• Work instructions
Under this line sits a listing. Repeat exactly and only its lines from the one holding "Reproduce this chart with D3.js." through the one holding "var arc = d3.arc().innerRadius(0).outerRadius(r);"; skip pictures.
--- START Task data ---
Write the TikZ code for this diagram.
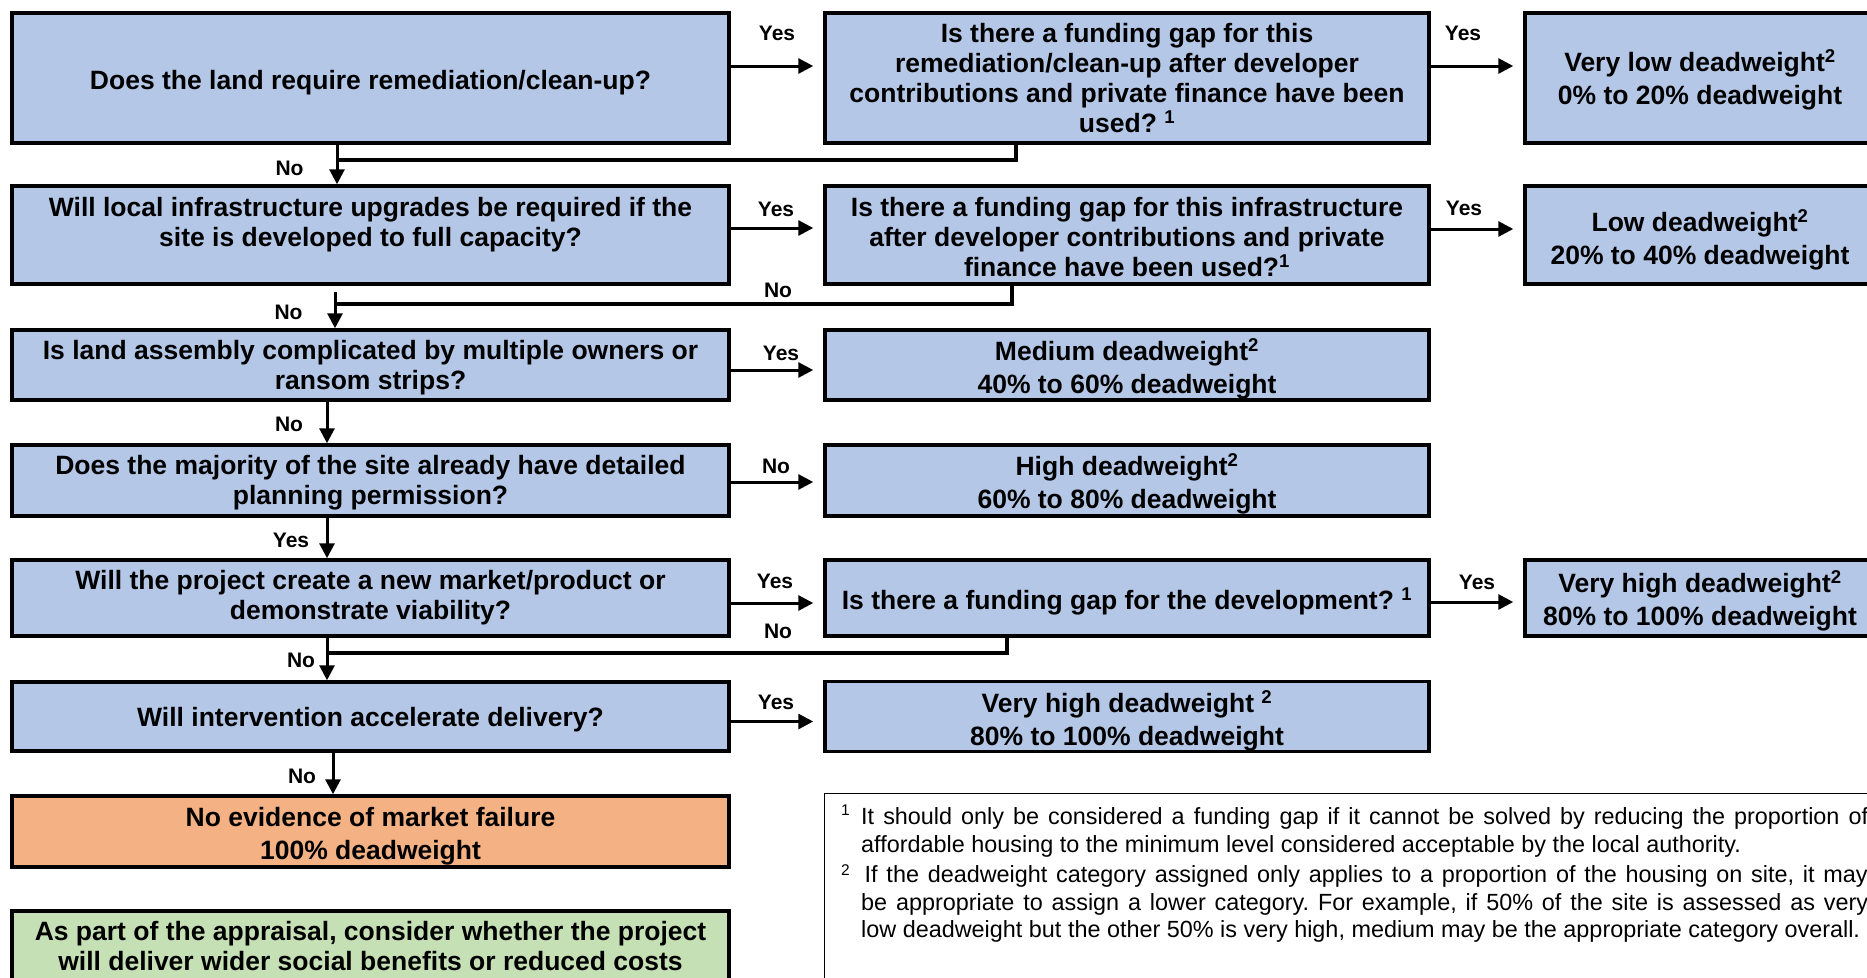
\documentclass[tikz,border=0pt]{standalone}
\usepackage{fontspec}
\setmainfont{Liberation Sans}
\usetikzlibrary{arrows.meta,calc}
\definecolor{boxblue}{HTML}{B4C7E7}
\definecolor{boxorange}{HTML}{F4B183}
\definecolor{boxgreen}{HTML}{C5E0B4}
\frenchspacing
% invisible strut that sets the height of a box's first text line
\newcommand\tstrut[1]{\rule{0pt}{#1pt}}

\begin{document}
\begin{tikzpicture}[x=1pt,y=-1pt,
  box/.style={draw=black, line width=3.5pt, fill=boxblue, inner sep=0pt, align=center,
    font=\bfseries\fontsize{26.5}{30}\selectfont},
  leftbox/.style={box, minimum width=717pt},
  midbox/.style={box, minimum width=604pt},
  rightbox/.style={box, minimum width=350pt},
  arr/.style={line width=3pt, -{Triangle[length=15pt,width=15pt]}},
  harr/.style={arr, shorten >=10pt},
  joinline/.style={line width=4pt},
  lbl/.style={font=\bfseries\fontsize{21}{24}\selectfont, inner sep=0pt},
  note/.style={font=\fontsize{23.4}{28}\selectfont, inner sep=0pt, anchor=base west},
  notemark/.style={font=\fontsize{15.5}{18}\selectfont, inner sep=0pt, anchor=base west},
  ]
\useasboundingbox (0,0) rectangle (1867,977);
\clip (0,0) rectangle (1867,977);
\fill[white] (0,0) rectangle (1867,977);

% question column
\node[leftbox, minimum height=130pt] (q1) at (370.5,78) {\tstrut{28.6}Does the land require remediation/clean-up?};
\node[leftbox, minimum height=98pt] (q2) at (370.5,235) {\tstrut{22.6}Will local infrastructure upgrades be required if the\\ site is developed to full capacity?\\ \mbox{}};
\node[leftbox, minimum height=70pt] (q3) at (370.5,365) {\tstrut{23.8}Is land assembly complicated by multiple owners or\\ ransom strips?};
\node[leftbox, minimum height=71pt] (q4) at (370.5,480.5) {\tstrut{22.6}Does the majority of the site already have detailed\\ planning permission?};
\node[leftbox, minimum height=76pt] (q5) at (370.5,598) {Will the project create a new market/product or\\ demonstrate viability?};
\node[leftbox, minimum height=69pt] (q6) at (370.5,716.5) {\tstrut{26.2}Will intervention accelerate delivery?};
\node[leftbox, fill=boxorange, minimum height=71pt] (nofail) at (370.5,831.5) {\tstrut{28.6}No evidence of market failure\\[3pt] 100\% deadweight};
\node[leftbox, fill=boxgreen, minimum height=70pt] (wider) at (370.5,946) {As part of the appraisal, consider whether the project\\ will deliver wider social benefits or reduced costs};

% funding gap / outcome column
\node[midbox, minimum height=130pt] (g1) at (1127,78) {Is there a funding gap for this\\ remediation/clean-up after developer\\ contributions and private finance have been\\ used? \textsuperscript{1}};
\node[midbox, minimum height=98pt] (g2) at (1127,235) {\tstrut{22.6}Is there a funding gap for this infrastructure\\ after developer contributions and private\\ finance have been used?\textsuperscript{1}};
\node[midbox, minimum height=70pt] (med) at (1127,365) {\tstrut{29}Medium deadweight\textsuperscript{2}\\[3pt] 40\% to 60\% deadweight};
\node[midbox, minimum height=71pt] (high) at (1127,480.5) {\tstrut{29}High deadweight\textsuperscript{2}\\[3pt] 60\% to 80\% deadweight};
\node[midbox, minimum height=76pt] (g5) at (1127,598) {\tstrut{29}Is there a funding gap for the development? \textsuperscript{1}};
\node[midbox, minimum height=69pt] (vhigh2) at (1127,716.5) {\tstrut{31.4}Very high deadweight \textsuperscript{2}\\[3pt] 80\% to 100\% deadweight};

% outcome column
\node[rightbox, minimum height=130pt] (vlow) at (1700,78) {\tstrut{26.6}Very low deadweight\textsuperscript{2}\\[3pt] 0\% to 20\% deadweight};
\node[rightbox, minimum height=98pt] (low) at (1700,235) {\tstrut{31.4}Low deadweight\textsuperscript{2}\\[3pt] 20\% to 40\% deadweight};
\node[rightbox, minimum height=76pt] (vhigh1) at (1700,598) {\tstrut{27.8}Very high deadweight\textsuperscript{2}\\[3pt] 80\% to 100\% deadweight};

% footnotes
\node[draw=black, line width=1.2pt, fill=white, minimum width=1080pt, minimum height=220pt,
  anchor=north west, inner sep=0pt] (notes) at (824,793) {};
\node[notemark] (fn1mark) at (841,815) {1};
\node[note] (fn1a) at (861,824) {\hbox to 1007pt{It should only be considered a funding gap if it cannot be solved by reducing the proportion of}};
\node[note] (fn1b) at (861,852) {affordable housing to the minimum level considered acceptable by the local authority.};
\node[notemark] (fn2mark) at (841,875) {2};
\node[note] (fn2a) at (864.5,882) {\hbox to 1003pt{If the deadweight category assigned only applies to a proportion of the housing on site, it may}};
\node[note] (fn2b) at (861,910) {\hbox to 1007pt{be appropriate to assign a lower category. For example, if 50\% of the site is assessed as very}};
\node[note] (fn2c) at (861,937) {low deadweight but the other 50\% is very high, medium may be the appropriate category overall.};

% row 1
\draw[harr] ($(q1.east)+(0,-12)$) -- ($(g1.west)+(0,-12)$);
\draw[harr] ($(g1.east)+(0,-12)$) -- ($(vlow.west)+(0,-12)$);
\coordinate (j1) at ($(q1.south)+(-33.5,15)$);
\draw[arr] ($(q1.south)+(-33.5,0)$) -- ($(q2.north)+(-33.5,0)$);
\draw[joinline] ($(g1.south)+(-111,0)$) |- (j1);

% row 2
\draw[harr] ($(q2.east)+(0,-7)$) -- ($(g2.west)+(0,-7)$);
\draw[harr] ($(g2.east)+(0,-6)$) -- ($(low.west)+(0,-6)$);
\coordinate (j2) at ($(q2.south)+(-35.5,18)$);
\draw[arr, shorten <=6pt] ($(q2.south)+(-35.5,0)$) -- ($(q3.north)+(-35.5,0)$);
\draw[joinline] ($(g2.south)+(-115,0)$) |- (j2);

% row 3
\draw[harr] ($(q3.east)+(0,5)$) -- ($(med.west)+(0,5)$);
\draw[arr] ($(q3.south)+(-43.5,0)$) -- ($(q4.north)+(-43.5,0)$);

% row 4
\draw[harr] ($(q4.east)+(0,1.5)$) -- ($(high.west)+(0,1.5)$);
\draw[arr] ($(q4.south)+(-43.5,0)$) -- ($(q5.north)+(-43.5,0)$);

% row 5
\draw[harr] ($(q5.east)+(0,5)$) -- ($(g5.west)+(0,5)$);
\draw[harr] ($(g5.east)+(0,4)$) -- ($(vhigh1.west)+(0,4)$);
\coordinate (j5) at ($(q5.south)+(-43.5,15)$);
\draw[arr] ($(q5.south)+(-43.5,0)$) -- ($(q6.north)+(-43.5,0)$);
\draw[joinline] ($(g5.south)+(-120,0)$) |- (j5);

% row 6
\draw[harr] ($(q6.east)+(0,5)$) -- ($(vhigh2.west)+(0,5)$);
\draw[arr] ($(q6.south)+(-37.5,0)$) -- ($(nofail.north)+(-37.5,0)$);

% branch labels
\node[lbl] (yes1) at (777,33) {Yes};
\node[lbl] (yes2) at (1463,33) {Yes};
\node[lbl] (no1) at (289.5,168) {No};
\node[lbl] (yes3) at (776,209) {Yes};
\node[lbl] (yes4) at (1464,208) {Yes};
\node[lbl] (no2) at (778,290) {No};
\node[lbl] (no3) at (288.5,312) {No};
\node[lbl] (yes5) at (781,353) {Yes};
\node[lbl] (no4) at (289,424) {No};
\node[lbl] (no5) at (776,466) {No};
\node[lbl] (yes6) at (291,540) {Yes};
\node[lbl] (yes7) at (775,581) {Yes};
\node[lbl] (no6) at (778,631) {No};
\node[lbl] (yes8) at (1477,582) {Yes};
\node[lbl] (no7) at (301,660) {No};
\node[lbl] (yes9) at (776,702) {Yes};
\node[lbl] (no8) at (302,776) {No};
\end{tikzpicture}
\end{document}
--- END Task data ---
--- START Task data ---
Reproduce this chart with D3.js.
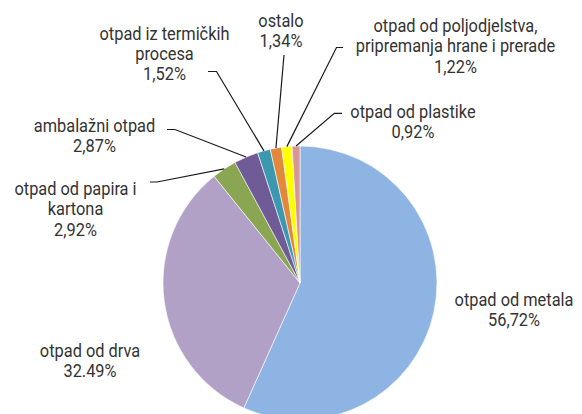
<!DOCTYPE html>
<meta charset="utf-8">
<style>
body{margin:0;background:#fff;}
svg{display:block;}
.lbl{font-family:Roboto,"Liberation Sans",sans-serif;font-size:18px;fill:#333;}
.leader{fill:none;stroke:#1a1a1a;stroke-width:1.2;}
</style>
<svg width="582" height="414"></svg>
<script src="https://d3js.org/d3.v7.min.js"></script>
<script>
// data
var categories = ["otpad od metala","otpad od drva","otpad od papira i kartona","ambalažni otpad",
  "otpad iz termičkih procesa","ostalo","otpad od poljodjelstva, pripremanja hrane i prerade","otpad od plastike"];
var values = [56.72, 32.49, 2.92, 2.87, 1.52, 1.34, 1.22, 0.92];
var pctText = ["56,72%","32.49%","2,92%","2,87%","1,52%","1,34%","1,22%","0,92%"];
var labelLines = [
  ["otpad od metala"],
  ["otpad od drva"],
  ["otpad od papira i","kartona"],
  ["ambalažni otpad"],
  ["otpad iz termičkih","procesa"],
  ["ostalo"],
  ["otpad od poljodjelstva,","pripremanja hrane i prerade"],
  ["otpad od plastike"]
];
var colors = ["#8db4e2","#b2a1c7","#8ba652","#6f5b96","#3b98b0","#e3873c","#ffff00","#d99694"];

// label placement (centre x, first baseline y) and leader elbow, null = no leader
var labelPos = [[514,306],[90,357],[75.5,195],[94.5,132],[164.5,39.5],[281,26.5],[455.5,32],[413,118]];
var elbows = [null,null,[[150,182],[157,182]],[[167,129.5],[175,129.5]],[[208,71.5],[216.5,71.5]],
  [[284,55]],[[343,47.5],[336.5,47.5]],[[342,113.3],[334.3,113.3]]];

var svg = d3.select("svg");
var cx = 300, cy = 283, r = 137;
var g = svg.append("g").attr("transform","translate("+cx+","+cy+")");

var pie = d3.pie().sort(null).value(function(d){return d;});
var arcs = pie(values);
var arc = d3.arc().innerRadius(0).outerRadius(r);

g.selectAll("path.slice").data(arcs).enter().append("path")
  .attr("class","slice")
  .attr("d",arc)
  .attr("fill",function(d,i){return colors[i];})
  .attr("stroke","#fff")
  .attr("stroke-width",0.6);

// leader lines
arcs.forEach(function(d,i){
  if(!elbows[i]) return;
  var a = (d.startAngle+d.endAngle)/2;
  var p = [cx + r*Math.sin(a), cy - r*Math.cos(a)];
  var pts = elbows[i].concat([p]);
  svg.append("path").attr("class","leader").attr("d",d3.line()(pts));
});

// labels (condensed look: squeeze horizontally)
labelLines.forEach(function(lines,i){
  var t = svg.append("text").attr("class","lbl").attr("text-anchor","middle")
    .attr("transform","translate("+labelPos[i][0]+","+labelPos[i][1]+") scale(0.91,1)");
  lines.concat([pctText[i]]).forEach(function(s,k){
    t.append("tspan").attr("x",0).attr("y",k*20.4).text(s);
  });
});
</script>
--- END Task data ---
• Final result
Reproduce this chart with D3.js.
<!DOCTYPE html>
<meta charset="utf-8">
<style>
body{margin:0;background:#fff;}
svg{display:block;}
.lbl{font-family:Roboto,"Liberation Sans",sans-serif;font-size:18px;fill:#333;}
.leader{fill:none;stroke:#1a1a1a;stroke-width:1.2;}
</style>
<svg width="582" height="414"></svg>
<script src="https://d3js.org/d3.v7.min.js"></script>
<script>
// data
var categories = ["otpad od metala","otpad od drva","otpad od papira i kartona","ambalažni otpad",
  "otpad iz termičkih procesa","ostalo","otpad od poljodjelstva, pripremanja hrane i prerade","otpad od plastike"];
var values = [56.72, 32.49, 2.92, 2.87, 1.52, 1.34, 1.22, 0.92];
var pctText = ["56,72%","32.49%","2,92%","2,87%","1,52%","1,34%","1,22%","0,92%"];
var labelLines = [
  ["otpad od metala"],
  ["otpad od drva"],
  ["otpad od papira i","kartona"],
  ["ambalažni otpad"],
  ["otpad iz termičkih","procesa"],
  ["ostalo"],
  ["otpad od poljodjelstva,","pripremanja hrane i prerade"],
  ["otpad od plastike"]
];
var colors = ["#8db4e2","#b2a1c7","#8ba652","#6f5b96","#3b98b0","#e3873c","#ffff00","#d99694"];

// label placement (centre x, first baseline y) and leader elbow, null = no leader
var labelPos = [[514,306],[90,357],[75.5,195],[94.5,132],[164.5,39.5],[281,26.5],[455.5,32],[413,118]];
var elbows = [null,null,[[150,182],[157,182]],[[167,129.5],[175,129.5]],[[208,71.5],[216.5,71.5]],
  [[284,55]],[[343,47.5],[336.5,47.5]],[[342,113.3],[334.3,113.3]]];

var svg = d3.select("svg");
var cx = 300, cy = 283, r = 137;
var g = svg.append("g").attr("transform","translate("+cx+","+cy+")");

var pie = d3.pie().sort(null).value(function(d){return d;});
var arcs = pie(values);
var arc = d3.arc().innerRadius(0).outerRadius(r);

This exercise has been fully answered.